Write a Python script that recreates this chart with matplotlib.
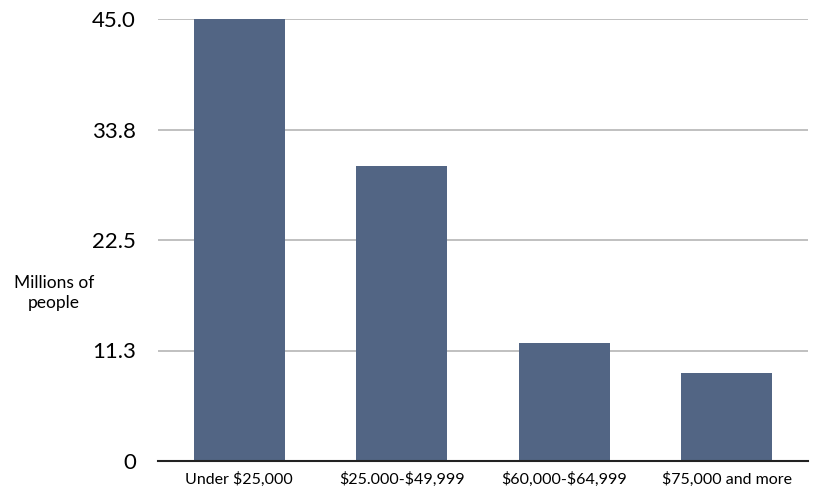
import numpy as np
import matplotlib.pyplot as plt

plt.rcParams['font.family'] = ['Lato', 'DejaVu Sans']
plt.rcParams['text.parse_math'] = False

categorias = ["Under $25,000", "$25.000-$49,999", "$60,000-$64,999", "$75,000 and more"]
valores = [45.0, 30.0, 12.0, 9.0]
ticks_y = [0, 11.25, 22.5, 33.75, 45.0]
rotulos_y = ["0", "11.3", "22.5", "33.8", "45.0"]

fig = plt.figure(figsize=(8.17, 4.91), dpi=100)
ax = fig.add_axes([158/817, 30/491, 650/817, 442/491])

x = np.arange(len(categorias))
ax.bar(x, valores, width=0.56, color="#526584", zorder=3)

ax.set_xlim(-0.5, len(categorias) - 0.5)
ax.set_ylim(0, 45.0)
ax.set_yticks(ticks_y)
ax.set_yticklabels(rotulos_y, fontsize=16)
ax.set_xticks(x)
ax.set_xticklabels(categorias, fontsize=11.5)
ax.tick_params(axis="y", length=0, pad=16)
ax.tick_params(axis="x", length=0, pad=8)

ax.grid(axis="y", color="#bbbbbb", linewidth=1.3, zorder=0)
for lado in ["left", "right", "top"]:
    ax.spines[lado].set_visible(False)
ax.spines["bottom"].set_color("#222222")
ax.spines["bottom"].set_linewidth(1.5)
ax.spines["bottom"].set_zorder(4)

fig.text(54/817, 1 - 293/491, "Millions of\npeople", ha="center", va="center",
         fontsize=12.5, linespacing=1.3)

fig.savefig("out.png", dpi=100)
———
**What needs to be done:** Pick out all lines containing the string "matplotlib".

**Solution to this exercise:**
Write a Python script that recreates this chart with matplotlib.
import matplotlib.pyplot as plt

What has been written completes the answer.